連載コラム “境界と定着”


建築とは、最も抽象化して考えると「境界」をつくることである。境界を構成するものが柱や壁、屋根であったりして、その集合体が建築物となる。境界だけでも成立するが、境界によってできた空間に人が「定着」することが重要だと考えている。人が定着するとは、そこで時間を過ごしたいと思わせる「何か」があることだ。

 

何かは、求心力があるものや、愛着の湧くものなど、いろいろな方向性がある。写真は千葉の海岸の風景である。境界と定着は自然の中にもみてとれる。

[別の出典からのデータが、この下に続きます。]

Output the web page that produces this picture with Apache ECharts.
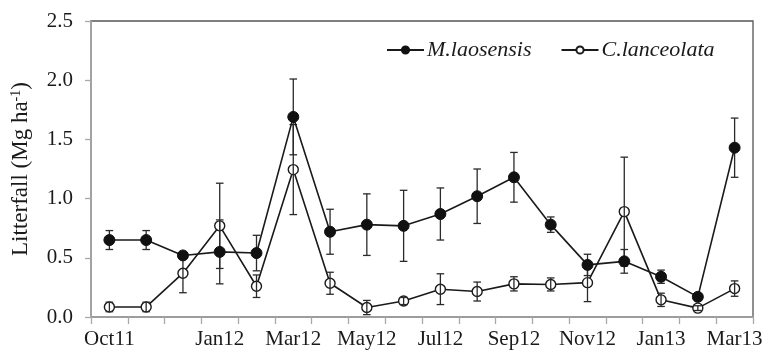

写真では、切り立った岸壁が境界をつくっている。空まで覆うことはないが、岸壁の下には洞窟のような凹みがある。凹みの部分は、そこでキャンプでもしてみたいと思わせる「何か」があると感じた。実際に凹みの中に座ってみると、包まれるように落ち着いた空間で、周囲の自然から守られている感覚になった。写真右下の岩も魅力的だ。岩がひとつあるだけで、思わず走って近くに行ってしまう。これらは人を定着させる力を持つものだ。

 

人間は自然や建築物といった環境に対して、境界と定着を発見することができる。居心地のよい空間は、境界によって程よく領域があり、定着力をもつ要素が魅力を感じさせ、両者がよいバランスで成り立っている場所だ。建築設計は、建築物を通して、そこで時間を過ごしたいと思わせる「何か」をつくることだ。